**WHAT YOU ARE ASKED TO DO**
Comb the records below for the string "Convert" and copy each line where it turns up.

Entries with chart source code
____

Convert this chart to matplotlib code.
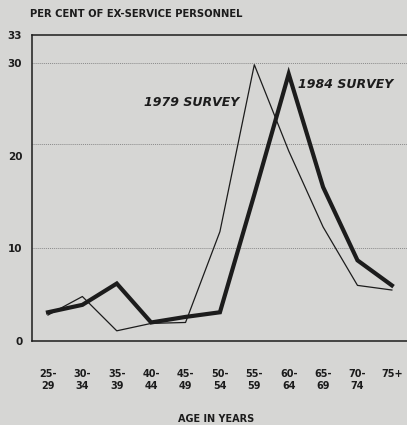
import matplotlib.pyplot as plt

# age groups and survey values (per cent of ex-service personnel)
age_groups = ["25-\n29", "30-\n34", "35-\n39", "40-\n44", "45-\n49", "50-\n54",
              "55-\n59", "60-\n64", "65-\n69", "70-\n74", "75+\n"]
survey_1979 = [2.8, 4.8, 1.1, 1.9, 2.0, 11.8, 29.8, 20.5, 12.3, 6.0, 5.5]
survey_1984 = [3.1, 3.9, 6.2, 2.0, 2.6, 3.1, 15.8, 28.8, 16.6, 8.7, 6.0]
y_ticks = [0, 10, 20, 30, 33]
grid_levels = [10, 21.3, 30]

bg = "#d6d6d4"
ink = "#1c1c1c"

fig = plt.figure(figsize=(4.07, 4.25), dpi=100, facecolor=bg)
ax = fig.add_axes([0.0786, 0.1976, 0.9214, 0.72])
ax.set_facecolor(bg)

x = list(range(len(age_groups)))
for lvl in grid_levels:
    ax.axhline(lvl, color="#8a8a8a", lw=0.7, ls=(0, (1, 1)), zorder=1)

ax.plot(x, survey_1979, color=ink, lw=0.9, zorder=3)
ax.plot(x, survey_1984, color=ink, lw=3.0, solid_joinstyle="miter", zorder=4)

ax.set_xlim(-0.465, 10.44)
ax.set_ylim(0, 33)

ax.set_yticks(y_ticks)
ax.set_yticklabels([str(v) for v in y_ticks], fontsize=7.5, color=ink, fontweight="bold")
ax.set_xticks(x)
ax.set_xticklabels(age_groups, fontsize=7, color=ink, fontweight="bold", linespacing=1.3)
ax.tick_params(axis="both", length=0)
ax.tick_params(axis="x", pad=20)
ax.tick_params(axis="y", pad=7)

for side in ["left", "bottom", "top"]:
    ax.spines[side].set_color(ink)
    ax.spines[side].set_linewidth(1.1)
ax.spines["right"].set_visible(False)

ax.text(5.55, 25.7, "1979 SURVEY", fontsize=9, fontstyle="italic", fontweight="bold",
        color=ink, ha="right", va="center")
ax.text(7.28, 27.7, "1984 SURVEY", fontsize=9, fontstyle="italic", fontweight="bold",
        color=ink, ha="left", va="center")

fig.text(0.074, 0.967, "PER CENT OF EX-SERVICE PERSONNEL", fontsize=7.2,
         fontweight="bold", color=ink, va="center")
fig.text(0.53, 0.015, "AGE IN YEARS", fontsize=7, fontweight="bold",
         color=ink, ha="center", va="center")

fig.savefig("out.png", dpi=100, facecolor=bg)
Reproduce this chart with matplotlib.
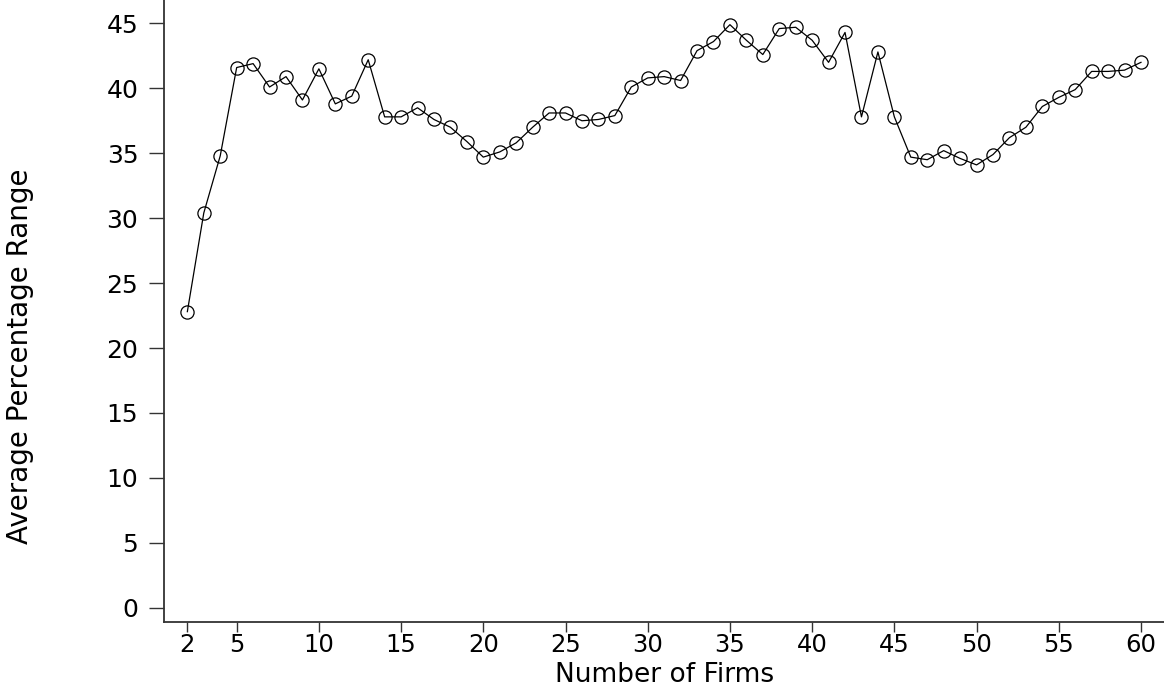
import matplotlib
matplotlib.use("Agg")
import matplotlib.pyplot as plt

firms = list(range(2, 61))
avg_range = [22.8, 30.4, 34.8, 41.6, 41.9, 40.1, 40.9, 39.1, 41.5, 38.8,
             39.4, 42.2, 37.8, 37.8, 38.5, 37.6, 37.0, 35.9, 34.7, 35.1,
             35.8, 37.0, 38.1, 38.1, 37.5, 37.6, 37.9, 40.1, 40.8, 40.9,
             40.6, 42.9, 43.6, 44.9, 43.7, 42.6, 44.6, 44.7, 43.7, 42.0,
             44.3, 37.8, 42.8, 37.8, 34.7, 34.5, 35.2, 34.6, 34.1, 34.9,
             36.2, 37.0, 38.6, 39.3, 39.9, 41.3, 41.3, 41.4, 42.0]
xticks = [2, 5, 10, 15, 20, 25, 30, 35, 40, 45, 50, 55, 60]
yticks = list(range(0, 50, 5))

plt.rcParams['font.family'] = ['DejaVu Sans']

W, H = 1164, 689
bottom_px = 622
fig = plt.figure(figsize=(W / 100, H / 100), dpi=100)
ax = fig.add_axes([164 / W, (H - bottom_px) / H, 1 - 164 / W,
                   1 - (H - bottom_px) / H])

ax.plot(firms, avg_range, color='black', linewidth=0.9,
        marker='o', markersize=9.5, markerfacecolor='none',
        markeredgecolor='black', markeredgewidth=0.9)

ax.set_xlim(0.58, 61.4)
ax.set_ylim(-1.1, 46.8)
ax.set_xticks(xticks)
ax.set_yticks(yticks)

for s in ['top', 'right']:
    ax.spines[s].set_visible(False)
for s in ['left', 'bottom']:
    ax.spines[s].set_color('#333333')
    ax.spines[s].set_linewidth(1.3)

ax.tick_params(axis='y', direction='out', length=10.5, width=1.0,
               color='#333333', labelsize=18, pad=8)
ax.tick_params(axis='x', direction='out', length=7.5, width=1.0,
               color='#333333', labelsize=17.5, pad=0.5)

fig.text(665 / W, 1 / H, 'Number of Firms', ha='center', va='bottom',
         fontsize=19)
fig.text(20 / W, 1 - 356 / H, 'Average Percentage Range', ha='center',
         va='center', rotation=90, fontsize=20)

fig.savefig('out.png', dpi=100)
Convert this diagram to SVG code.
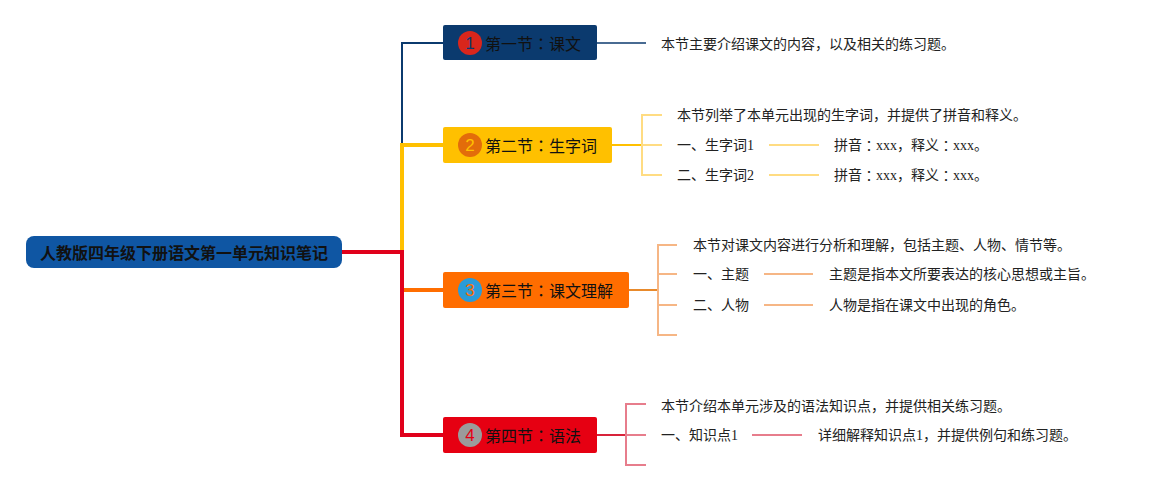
<svg xmlns="http://www.w3.org/2000/svg" width="1155" height="490" viewBox="0 0 1155 490">
<style>
.t{font-family:"Liberation Serif","Noto Sans CJK SC",serif;font-size:14px;fill:#222;dominant-baseline:central}
.n{font-family:"Noto Sans CJK SC",sans-serif;font-size:16px;fill:#111;dominant-baseline:central}
.num{font-family:"Liberation Sans",sans-serif;font-size:17px;text-anchor:middle;dominant-baseline:central}
.root{font-family:"Noto Sans CJK SC",sans-serif;font-size:16px;font-weight:bold;fill:#111;dominant-baseline:central}
.col{font-family:"Noto Sans CJK TC",sans-serif}
</style>
<rect width="1155" height="490" fill="#fff"/>
<g id="connectors">
<polyline points="402,252 402,43 443,43" stroke="#0b3a6e" stroke-width="2" fill="none"/>
<polyline points="402,252 402,145 443,145" stroke="#ffc000" stroke-width="4" fill="none"/>
<polyline points="402,252 402,290 443,290" stroke="#ff6d00" stroke-width="4" fill="none"/>
<polyline points="342,252 402,252 402,435 443,435" stroke="#e0001b" stroke-width="4" fill="none"/>
<line x1="597" y1="43" x2="646" y2="43" stroke="#0b3a6e" stroke-width="1.5"/>
<line x1="612" y1="145" x2="642" y2="145" stroke="#ffc000" stroke-width="2"/>
<g stroke="#ffdc82" stroke-width="2" fill="none">
<polyline points="662,115 642,115 642,175 662,175"/>
<line x1="642" y1="145" x2="662" y2="145"/>
<line x1="769" y1="145" x2="819" y2="145"/>
<line x1="769" y1="175" x2="819" y2="175"/>
</g>
<line x1="628" y1="290" x2="658" y2="290" stroke="#e88a2c" stroke-width="2"/>
<g stroke="#f6b685" stroke-width="2" fill="none">
<polyline points="677,245 658,245 658,335 677,335"/>
<line x1="658" y1="274" x2="677" y2="274"/>
<line x1="658" y1="305" x2="677" y2="305"/>
<line x1="764" y1="274" x2="813" y2="274"/>
<line x1="764" y1="305" x2="813" y2="305"/>
</g>
<line x1="596" y1="435" x2="626" y2="435" stroke="#d8233a" stroke-width="2"/>
<g stroke="#e77d8c" stroke-width="2" fill="none">
<polyline points="646,404 626,404 626,465 646,465"/>
<line x1="626" y1="435" x2="646" y2="435"/>
<line x1="752" y1="435" x2="802" y2="435"/>
</g>
</g>
<g id="root">
<rect x="26" y="236" width="316" height="32" rx="8" fill="#0f56a3"/>
<text class="root" x="184" y="252" text-anchor="middle">人教版四年级下册语文第一单元知识笔记</text>
</g>
<g id="node1">
<rect x="443" y="25" width="154" height="35" rx="2" fill="#0b3a6e"/>
<circle cx="470" cy="43" r="12" fill="#d9261c"/>
<text class="num" x="470" y="43" fill="#0b3a6e">1</text>
<text class="n" x="485" y="43">第一节<tspan class="col">：</tspan>课文</text>
</g>
<g id="node1-text"><text class="t" x="661" y="44">本节主要介绍课文的内容，以及相关的练习题。</text></g>
<g id="node2">
<rect x="443" y="127" width="169" height="36" rx="2" fill="#ffc000"/>
<circle cx="470" cy="145" r="12" fill="#e36c0a"/>
<text class="num" x="470" y="145" fill="#ffc000">2</text>
<text class="n" x="485" y="145">第二节<tspan class="col">：</tspan>生字词</text>
</g>
<g id="node2-children">
<text class="t" x="677" y="115">本节列举了本单元出现的生字词，并提供了拼音和释义。</text>
<text class="t" x="677" y="145">一、生字词1</text>
<text class="t" x="677" y="175">二、生字词2</text>
<text class="t" x="834" y="145">拼音<tspan class="col">：</tspan>xxx，释义<tspan class="col">：</tspan>xxx。</text>
<text class="t" x="834" y="175">拼音<tspan class="col">：</tspan>xxx，释义<tspan class="col">：</tspan>xxx。</text>
</g>
<g id="node3">
<rect x="443" y="272" width="186" height="36" rx="2" fill="#ff6d00"/>
<circle cx="470" cy="290" r="12" fill="#2a9bd8"/>
<text class="num" x="470" y="290" fill="#ff6d00">3</text>
<text class="n" x="485" y="290">第三节<tspan class="col">：</tspan>课文理解</text>
</g>
<g id="node3-children">
<text class="t" x="693" y="245">本节对课文内容进行分析和理解，包括主题、人物、情节等。</text>
<text class="t" x="693" y="274">一、主题</text>
<text class="t" x="693" y="305">二、人物</text>
<text class="t" x="829" y="274">主题是指本文所要表达的核心思想或主旨。</text>
<text class="t" x="829" y="305">人物是指在课文中出现的角色。</text>
</g>
<g id="node4">
<rect x="443" y="417" width="154" height="36" rx="2" fill="#e60012"/>
<circle cx="470" cy="435" r="12" fill="#9b9b9b"/>
<text class="num" x="470" y="435" fill="#e60012">4</text>
<text class="n" x="485" y="435">第四节<tspan class="col">：</tspan>语法</text>
</g>
<g id="node4-children">
<text class="t" x="661" y="406">本节介绍本单元涉及的语法知识点，并提供相关练习题。</text>
<text class="t" x="661" y="435">一、知识点1</text>
<text class="t" x="818" y="435">详细解释知识点1，并提供例句和练习题。</text>
</g>
</svg>
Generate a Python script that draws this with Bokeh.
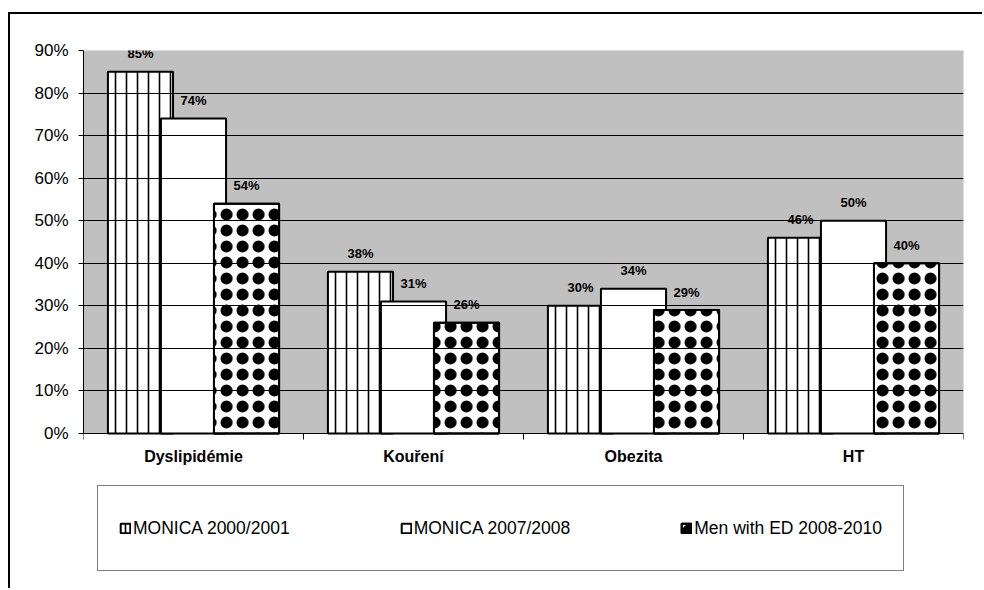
import numpy as np
from bokeh.plotting import figure
from bokeh.models import (Range1d, FixedTicker, PrintfTickFormatter, ColumnDataSource,
                          LabelSet, Legend, LegendItem, BoxAnnotation)
from bokeh.core.properties import value
from bokeh.embed import file_html
from bokeh.resources import INLINE

# ---- data -------------------------------------------------------------
categories = ["Dyslipidémie", "Kouření", "Obezita", "HT"]
series_names = ["MONICA 2000/2001", "MONICA 2007/2008", "Men with ED 2008-2010"]
monica_2000_2001 = [85, 38, 30, 46]
monica_2007_2008 = [74, 31, 34, 50]
men_with_ed_2008_2010 = [54, 26, 29, 40]
y_ticks = [0, 10, 20, 30, 40, 50, 60, 70, 80, 90]

FONT = "Liberation Sans"

# The frame reaches down to the bottom of the canvas so that the legend box
# below the bars can live inside it; the value axis itself runs from 0 to 90.
Y_MAX = 90
Y_MIN = -33.13

# ---- figure -----------------------------------------------------------
# the chart sits inside a thin black frame drawn by the host element's CSS
p = figure(width=974, height=576, output_backend="svg", toolbar_location=None,
           x_range=Range1d(0, len(categories)), y_range=Range1d(Y_MIN, Y_MAX),
           min_border_left=73, min_border_right=21, min_border_top=36,
           min_border_bottom=16,
           background_fill_color="white", border_fill_color="white")
p.styles = {"margin-left": "8px", "margin-top": "12px",
            "border-left": "2px solid black", "border-top": "2px solid black"}
p.title.visible = False
p.outline_line_color = None

# grey plot area
p.add_layout(BoxAnnotation(left=0, right=len(categories), bottom=0, top=Y_MAX,
                           fill_color="#c0c0c0", fill_alpha=1,
                           line_color="#808080", line_width=1, level="underlay"))

# x axis sits on the 0 % line, tick marks on the category boundaries
xa = p.xaxis[0]
centers = np.arange(len(categories)) + 0.5
xa.fixed_location = 0
xa.ticker = FixedTicker(ticks=[], minor_ticks=list(range(len(categories) + 1)))
xa.major_tick_in = 0
xa.major_tick_out = 0
xa.minor_tick_in = 0
xa.minor_tick_out = 6
xa.minor_tick_line_color = "black"
xa.axis_line_color = "black"
xa.major_label_standoff = 0

# y axis: percentages
ya = p.yaxis[0]
ya.bounds = (0, Y_MAX)
ya.ticker = FixedTicker(ticks=y_ticks)
ya.formatter = PrintfTickFormatter(format="%d%%")
ya.major_tick_in = 0
ya.major_tick_out = 5
ya.minor_tick_in = 0
ya.minor_tick_out = 0
ya.axis_line_color = "black"
ya.major_tick_line_color = "black"
ya.major_label_text_font = FONT
ya.major_label_text_font_size = "17px"
ya.major_label_text_color = "black"
ya.major_label_standoff = 10

p.xgrid.visible = False
p.ygrid.ticker = FixedTicker(ticks=y_ticks)
p.ygrid.grid_line_color = "black"
p.ygrid.grid_line_width = 1
p.ygrid.level = "glyph"

# category names under the axis
cat_src = ColumnDataSource(dict(x=centers, y=[0] * len(categories), name=categories))
p.add_layout(LabelSet(x="x", y="y", text="name", source=cat_src,
                      text_align="center", text_baseline="middle", y_offset=-23,
                      text_font=value(FONT), text_font_size="16px",
                      text_font_style="bold", text_color="black"))

# ---- bars -------------------------------------------------------------
offsets = [-0.241, 0.0, 0.241]
bar_width = 0.296
series_values = [monica_2000_2001, monica_2007_2008, men_with_ed_2008_2010]

# each series: list of layers drawn on top of one another
layers = [
    [dict(fill_color="white", hatch_pattern="vertical_line", hatch_color="black",
          hatch_scale=11, hatch_weight=1.6)],
    [dict(fill_color="white")],
    # dark balls: a filled dot plus a thick ring around it
    [dict(fill_color="white", hatch_pattern="dot", hatch_color="black",
          hatch_scale=16),
     dict(fill_alpha=0, hatch_pattern="ring", hatch_color="black",
          hatch_scale=16, hatch_weight=4)],
]

legend_items = []
for name, vals, off, lay in zip(series_names, series_values, offsets, layers):
    src = ColumnDataSource(dict(x=centers + off, top=vals,
                                label=[f"{v}%" for v in vals]))
    rs = [p.vbar(x="x", top="top", width=bar_width, source=src,
                 line_color="black", line_width=2, **st) for st in lay]
    legend_items.append(LegendItem(label=name, renderers=rs))
    p.add_layout(LabelSet(x="x", y="top", text="label", source=src,
                          text_align="center", text_baseline="middle",
                          y_offset=18, text_font=value(FONT),
                          text_font_size="13px", text_font_style="bold",
                          text_color="black"))

# ---- legend -----------------------------------------------------------
legend = Legend(items=legend_items,
                orientation="horizontal", location=(14, 3),
                padding=21, spacing=110, margin=0, label_height=42,
                glyph_width=12, glyph_height=12, label_standoff=2,
                label_text_font=FONT, label_text_font_size="17.5px",
                label_text_color="black",
                border_line_color="black", border_line_width=1,
                background_fill_color="white", background_fill_alpha=1)
p.add_layout(legend)

open("out.html", "w").write(file_html(p, INLINE))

____

**RESPONSE FOR THIS EXERCISE**
Convert this chart to matplotlib code.
Convert this diagram to SVG code.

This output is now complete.